§ Supplied material
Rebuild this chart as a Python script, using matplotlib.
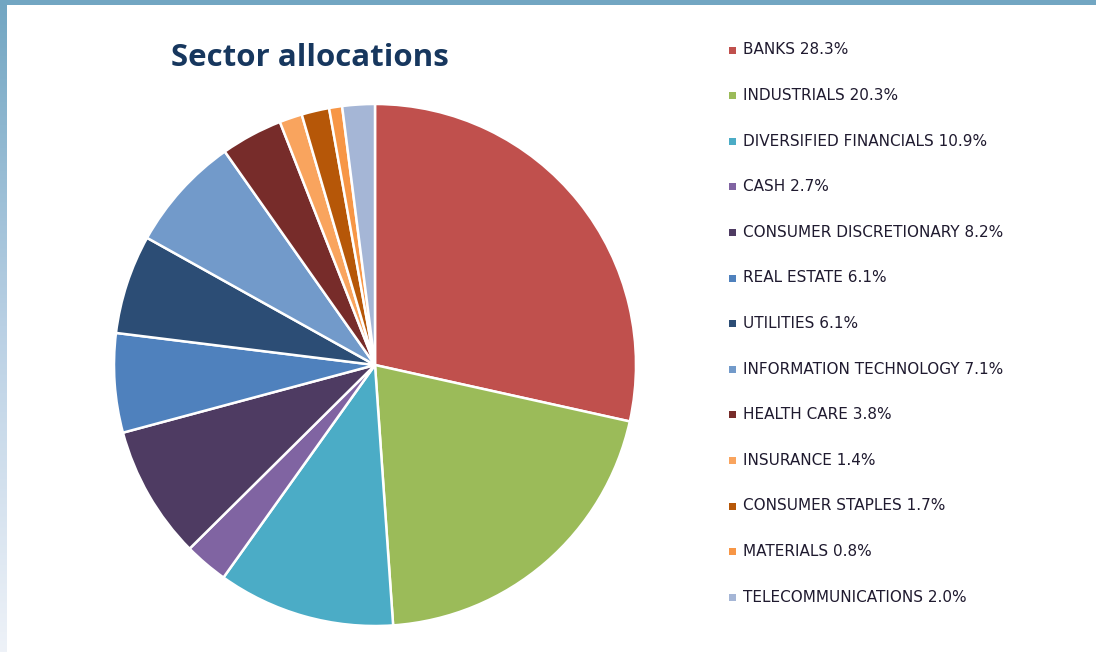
import matplotlib
matplotlib.use("Agg")
import matplotlib.pyplot as plt
import numpy as np
from matplotlib.patches import Rectangle
from matplotlib.colors import LinearSegmentedColormap

sectors = ["BANKS", "INDUSTRIALS", "DIVERSIFIED FINANCIALS", "CASH",
           "CONSUMER DISCRETIONARY", "REAL ESTATE", "UTILITIES",
           "INFORMATION TECHNOLOGY", "HEALTH CARE", "INSURANCE",
           "CONSUMER STAPLES", "MATERIALS", "TELECOMMUNICATIONS"]
weights = [28.3, 20.3, 10.9, 2.7, 8.2, 6.1, 6.1, 7.1, 3.8, 1.4, 1.7, 0.8, 2.0]
colors = ["#C0504D", "#9BBB59", "#4BACC6", "#8064A2", "#4E3B62", "#4F81BD",
          "#2C4D75", "#729ACA", "#772C2A", "#F9A45E", "#B65708", "#F79646",
          "#A5B6D6"]

W, H = 1096, 652
fig = plt.figure(figsize=(W / 100, H / 100), dpi=100)
fig.patch.set_facecolor("white")

# frame decorations: top bar and left gradient strip
bg = fig.add_axes([0, 0, 1, 1], zorder=-10)
bg.axis("off")
grad = np.linspace(0, 1, 256).reshape(-1, 1)
cm = LinearSegmentedColormap.from_list("g", ["#72A6C2", "#B9D0E4", "#EEF2F8"])
bg.imshow(grad, extent=[0, 7, H, 0], cmap=cm, aspect="auto")
bg.add_patch(Rectangle((0, 0), W, 5, color="#72A6C2", lw=0))
bg.set_xlim(0, W); bg.set_ylim(H, 0)

# pie
cx, cy, r = 375, 365, 261
ax = fig.add_axes([(cx - r) / W, (H - cy - r) / H, 2 * r / W, 2 * r / H])
ax.pie(weights, colors=colors, startangle=90, counterclock=False,
       wedgeprops=dict(edgecolor="white", linewidth=1.8))
ax.set_xlim(-1, 1); ax.set_ylim(-1, 1)
ax.set_aspect("auto")
ax.axis("off")

fig.text(310 / W, 1 - 58 / H, "Sector allocations", fontsize=22.5,
         fontweight="bold", color="#17375E", family="Open Sans",
         ha="center", va="center")

# legend
y0, dy = 50, 45.6
for i, (s, w, c) in enumerate(zip(sectors, weights, colors)):
    y = y0 + i * dy
    bg.add_patch(Rectangle((729, y - 3.5), 7, 7, color=c, lw=0))
    bg.text(743, y, f"{s} {w:.1f}%", fontsize=11, color="#1F1A2F",
            family="DejaVu Sans", ha="left", va="center")

fig.savefig("out.png", dpi=100, facecolor="white")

§ Set problem
Leave the images out and output the remaining material exactly as it stands.

§ Answer for the task
Rebuild this chart as a Python script, using matplotlib.
import matplotlib
matplotlib.use("Agg")
import matplotlib.pyplot as plt
import numpy as np
from matplotlib.patches import Rectangle
from matplotlib.colors import LinearSegmentedColormap

sectors = ["BANKS", "INDUSTRIALS", "DIVERSIFIED FINANCIALS", "CASH",
           "CONSUMER DISCRETIONARY", "REAL ESTATE", "UTILITIES",
           "INFORMATION TECHNOLOGY", "HEALTH CARE", "INSURANCE",
           "CONSUMER STAPLES", "MATERIALS", "TELECOMMUNICATIONS"]
weights = [28.3, 20.3, 10.9, 2.7, 8.2, 6.1, 6.1, 7.1, 3.8, 1.4, 1.7, 0.8, 2.0]
colors = ["#C0504D", "#9BBB59", "#4BACC6", "#8064A2", "#4E3B62", "#4F81BD",
          "#2C4D75", "#729ACA", "#772C2A", "#F9A45E", "#B65708", "#F79646",
          "#A5B6D6"]

W, H = 1096, 652
fig = plt.figure(figsize=(W / 100, H / 100), dpi=100)
fig.patch.set_facecolor("white")

# frame decorations: top bar and left gradient strip
bg = fig.add_axes([0, 0, 1, 1], zorder=-10)
bg.axis("off")
grad = np.linspace(0, 1, 256).reshape(-1, 1)
cm = LinearSegmentedColormap.from_list("g", ["#72A6C2", "#B9D0E4", "#EEF2F8"])
bg.imshow(grad, extent=[0, 7, H, 0], cmap=cm, aspect="auto")
bg.add_patch(Rectangle((0, 0), W, 5, color="#72A6C2", lw=0))
bg.set_xlim(0, W); bg.set_ylim(H, 0)

# pie
cx, cy, r = 375, 365, 261
ax = fig.add_axes([(cx - r) / W, (H - cy - r) / H, 2 * r / W, 2 * r / H])
ax.pie(weights, colors=colors, startangle=90, counterclock=False,
       wedgeprops=dict(edgecolor="white", linewidth=1.8))
ax.set_xlim(-1, 1); ax.set_ylim(-1, 1)
ax.set_aspect("auto")
ax.axis("off")

fig.text(310 / W, 1 - 58 / H, "Sector allocations", fontsize=22.5,
         fontweight="bold", color="#17375E", family="Open Sans",
         ha="center", va="center")

# legend
y0, dy = 50, 45.6
for i, (s, w, c) in enumerate(zip(sectors, weights, colors)):
    y = y0 + i * dy
    bg.add_patch(Rectangle((729, y - 3.5), 7, 7, color=c, lw=0))
    bg.text(743, y, f"{s} {w:.1f}%", fontsize=11, color="#1F1A2F",
            family="DejaVu Sans", ha="left", va="center")

fig.savefig("out.png", dpi=100, facecolor="white")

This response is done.